# Derivative of sinx

1. Apr 13, 2007

### nathaniell

Hey guys,

I know that the derivative of sinx is cosx but how do we get to that answer

can someone show me the steps followed

2. Apr 13, 2007

### Data

Well, that depends on the definition you use for $\sin x$ and $\cos x$. From the geometric definition that you've probably seen, the proof is not trivial; This website seems to do all of it at some point or another: http://people.hofstra.edu/faculty/Stefan_Waner/trig/trigintro.html [Broken]

Typically, though, the sine and cosine functions are defined either as the solutions to a DE (or a pair of coupled DEs) or as their Taylor expansions. Consider the pair of DEs

$$y^\prime(x) = -z(x), z^\prime(x) = y(x)$$

with initial conditions $z(0) = 0, \ y(0) = 1$. We can define $\sin(x)$ to be the unique solution for $z(x)$ and $\cos(x)$ to be the unique solution for $y(x)$. In that case, the fact that $\frac{d}{dx}\sin x = \cos x$ is by definition!

A couple of other common definitions for sine and cosine (on the reals) follow. Proving the derivative identities using either of these definitions only requires a few basic results:

1) We define $\sin$ and $\cos$ to be the unique solutions $y_1$ and $y_2$ to

$$y'' = -y[/itex] with initial conditions $y(0)=0, \ y'(0) = 1$ and $y(0)=1, \ y'(0) = 0$, respectively. OR 2) For all $x \in \mathbb{R}$, we define [tex]\sin x = \sum_{n=0}^\infty \frac{x^{2n+1}(-1)^n}{(2n+1)!}$$

and

$$\cos x = \sum_{n=0}^\infty \frac{x^{2n}(-1)^n}{(2n)!}$$

(you need to prove convergence for these series, but that's not difficult).

Of course, starting from any of these definitions, it takes some work to prove that they're equivalent to the geometric one.

Last edited by a moderator: May 2, 2017
3. Apr 13, 2007

### Rainbow

Just apply the first principle and you will get it.

4. Apr 13, 2007

### quasar987

Like Rainbow said, you can use the definition of the derivative and the greeks' definitions of cos and sin and get the result simply by applying the trigonometric identity sin(x+h)-sin(x)=2*sin(h/2)*cos(x+h/2). The fact that sin(h/2)/h --> 1 together with the continuity of cos gives the answer.

5. Apr 13, 2007

### symbolipoint

Check the old Howard Anton book on Calculus from the 1970's. That's the best proof for derivative of sin(x) that I ever found. Clever Algebra tricks, but understandable.

6. Apr 13, 2007

### Data

Rather, $\sin(h/2)/h \rightarrow 1/2$. The nontrivial part that I mentioned is mostly deriving a bunch of trig identities, as well as that limit; if you already have those then the proof is straightforward.

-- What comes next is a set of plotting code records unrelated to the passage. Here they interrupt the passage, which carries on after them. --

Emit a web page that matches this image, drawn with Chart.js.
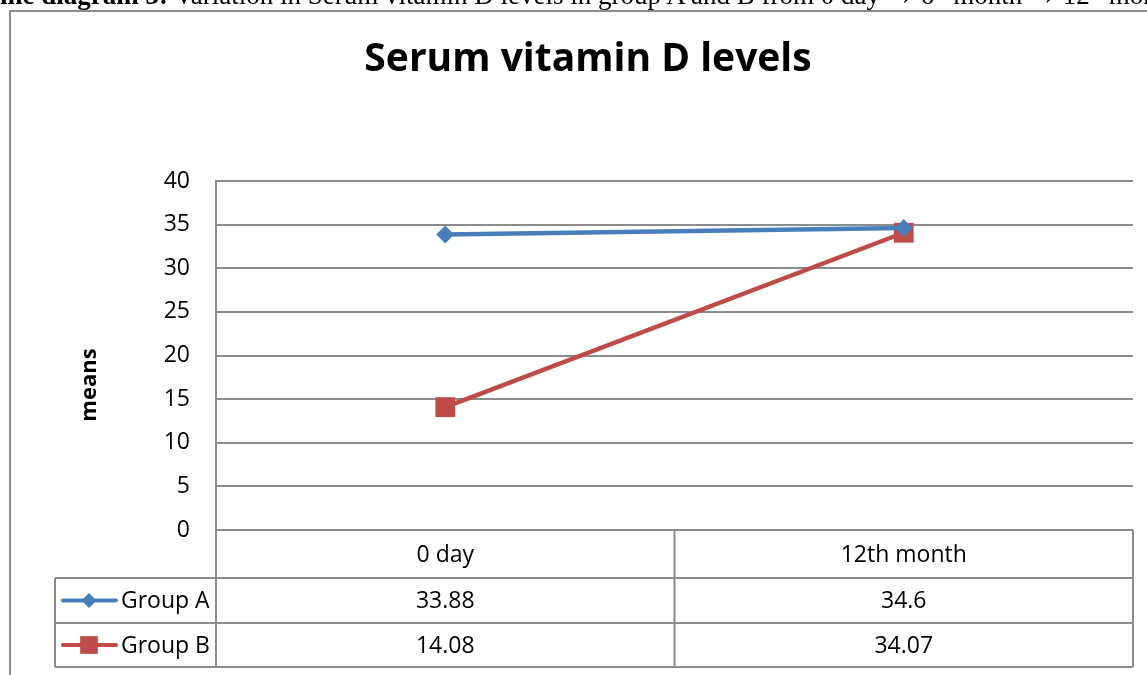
<!DOCTYPE html>
<html>
<head>
<meta charset="utf-8">
<script src="https://cdn.jsdelivr.net/npm/chart.js@4"></script>
<style>
  html, body { margin: 0; padding: 0; background: #fff; overflow: hidden; }
  #wrap { position: relative; width: 1147px; height: 675px; overflow: hidden; }
  #chart { position: absolute; left: 0; top: 0; }
  #caption {
    position: absolute; left: -18px; top: -18px; white-space: nowrap;
    font-family: "Liberation Serif", serif; font-size: 27px; line-height: 27px; color: #000;
  }
  #caption sup { font-size: 16px; line-height: 0; }
</style>
</head>
<body>
<div id="wrap">
  <canvas id="chart" width="1147" height="675"></canvas>
  <div id="caption"><b>Line diagram 3:</b> Variation in Serum vitamin D levels in group A and B from 0 day &rarr; 6<sup>th</sup> month &rarr; 12<sup>th</sup> month</div>
</div>
<script>
var categories = ['0 day', '12th month'];
var groupA = [33.88, 34.6];
var groupB = [14.08, 34.07];
var groupALabels = ['33.88', '34.6'];
var groupBLabels = ['14.08', '34.07'];
var yTicks = [0, 5, 10, 15, 20, 25, 30, 35, 40];

var FONT = '"Open Sans", "Noto Sans", sans-serif';
var GRID = '#8c8c8c';
var BLUE = '#4a7ebb';
var RED = '#be4b48';

// Frame, title, y label and the data table under the plot
var tablePlugin = {
    id: 'tablePlugin',
    beforeDraw: function(chart) {
        var ctx = chart.ctx;
        ctx.save();
        ctx.strokeStyle = GRID;
        ctx.lineWidth = 2;
        ctx.strokeRect(10, 11, 1160, 700);
        ctx.restore();
    },
    afterDraw: function(chart) {
        var ctx = chart.ctx;
        var area = chart.chartArea;
        var x = chart.scales.x;
        var rowTop = area.bottom;
        var rowH = [48, 45, 44];
        var legLeft = 55;

        ctx.save();
        // title
        ctx.fillStyle = '#000';
        ctx.font = 'bold 39px ' + FONT;
        ctx.textAlign = 'center';
        ctx.textBaseline = 'middle';
        ctx.fillText('Serum vitamin D levels', 588, 60);

        // y axis title
        ctx.save();
        ctx.translate(90, 385);
        ctx.rotate(-Math.PI / 2);
        ctx.font = 'bold 22px ' + FONT;
        ctx.fillText('means', 0, 0);
        ctx.restore();

        // table lines
        ctx.strokeStyle = GRID;
        ctx.lineWidth = 2;
        var y1 = rowTop + rowH[0];
        var y2 = y1 + rowH[1];
        var y3 = y2 + rowH[2];
        ctx.beginPath();
        ctx.moveTo(area.left, rowTop); ctx.lineTo(area.left, y3);
        ctx.moveTo(area.right, rowTop); ctx.lineTo(area.right, y3);
        var mid = (x.getPixelForValue(0) + x.getPixelForValue(1)) / 2;
        ctx.moveTo(mid, rowTop); ctx.lineTo(mid, y3);
        ctx.moveTo(legLeft, y1); ctx.lineTo(area.right, y1);
        ctx.moveTo(legLeft, y2); ctx.lineTo(area.right, y2);
        ctx.moveTo(legLeft, y3); ctx.lineTo(area.right, y3);
        ctx.moveTo(legLeft, y1); ctx.lineTo(legLeft, y3);
        ctx.stroke();

        // cell text
        ctx.font = '23px ' + FONT;
        ctx.fillStyle = '#000';
        ctx.textAlign = 'center';
        for (var i = 0; i < categories.length; i++) {
            var cx = x.getPixelForValue(i);
            ctx.fillText(categories[i], cx, rowTop + rowH[0] / 2 + 1);
            ctx.fillText(groupALabels[i], cx, y1 + rowH[1] / 2 + 1);
            ctx.fillText(groupBLabels[i], cx, y2 + rowH[2] / 2 + 1);
        }

        // legend keys
        var keys = [
            { label: 'Group A', color: BLUE, y: y1 + rowH[1] / 2, shape: 'rectRot', r: 7.5 },
            { label: 'Group B', color: RED, y: y2 + rowH[2] / 2, shape: 'rect', r: 12.5 }
        ];
        keys.forEach(function(k) {
            ctx.strokeStyle = k.color;
            ctx.lineWidth = 4;
            ctx.lineCap = 'round';
            ctx.beginPath();
            ctx.moveTo(63, k.y);
            ctx.lineTo(116, k.y);
            ctx.stroke();
            ctx.fillStyle = k.color;
            Chart.helpers.drawPoint(ctx, { pointStyle: k.shape, radius: k.r, borderWidth: 0 }, 89, k.y);
            ctx.fillStyle = '#000';
            ctx.textAlign = 'left';
            ctx.fillText(k.label, 121, k.y + 1);
        });
        ctx.restore();
    }
};

new Chart(document.getElementById('chart'), {
    type: 'line',
    data: {
        labels: categories,
        datasets: [{
            label: 'Group A',
            data: groupA,
            borderColor: BLUE,
            backgroundColor: BLUE,
            borderWidth: 4.5,
            pointStyle: 'rectRot',
            pointRadius: 9,
            pointHoverRadius: 9,
            pointBorderWidth: 0
        }, {
            label: 'Group B',
            data: groupB,
            borderColor: RED,
            backgroundColor: RED,
            borderWidth: 4.5,
            pointStyle: 'rect',
            pointRadius: 14,
            pointHoverRadius: 14,
            pointBorderWidth: 0
        }]
    },
    options: {
        responsive: false,
        animation: false,
        events: [],
        layout: { padding: { top: 181, left: 0, right: 14, bottom: 145 } },
        plugins: {
            legend: { display: false },
            title: { display: false },
            tooltip: { enabled: false }
        },
        scales: {
            x: {
                offset: true,
                grid: { display: false, drawTicks: false },
                border: { display: false },
                ticks: { display: false }
            },
            y: {
                min: 0,
                max: 40,
                afterFit: function(scale) { scale.width = 216; },
                afterBuildTicks: function(scale) {
                    scale.ticks = yTicks.map(function(v) { return { value: v }; });
                },
                grid: { color: GRID, lineWidth: 2, drawTicks: false },
                border: { display: true, color: GRID, width: 2 },
                ticks: {
                    padding: 26,
                    color: '#000',
                    font: { family: FONT, size: 23 }
                }
            }
        }
    },
    plugins: [tablePlugin]
});
</script>
</body>
</html>
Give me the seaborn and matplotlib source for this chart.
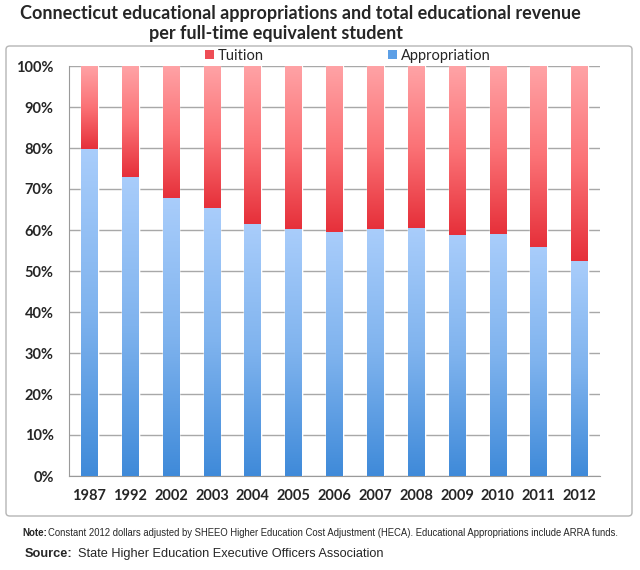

The problem is that the way that you'd usually approach the limit

$$\lim_{h \rightarrow 0} \frac{\sin x}{x}$$

is using l'Hopital's rule. But that's circular in this case, because it requires you to already know the derivative of sin. You have to derive that limit by geometric arguments (and the website I linked to does so).

Last edited: Apr 13, 2007
7. Apr 13, 2007

### quasar987

Yes, yes, apologies.

8. Apr 14, 2007

### mathwonk

the usual proof in all books is the one from courant calculus. it derives the limit 1 = sin(x)/x as x-->0, by an area argument and using the squeeze law.

you draw a sector of the unit circle with angle t, then drop a perpendicular from the point on the circle to the x axis, to form a right triangle of hypotenuse 1, and base length cos(t). then one extends that hypotenuse to form a slightly larger similar right triangle of base length 1 along the x axis.

Then one has three nested figures, two right triangles and a circular sector in between, all with acute angle t.

comparing the three areas gives the inequality

sin(t)cos(t) < t < tan(t). dividing by sin(t) gives

cos(t) < t/sin(t) < 1/cos(t).

now as t-->0 we get all 3 limits equal to 1, hence the reciprocal limit sin(t)/t is also 1.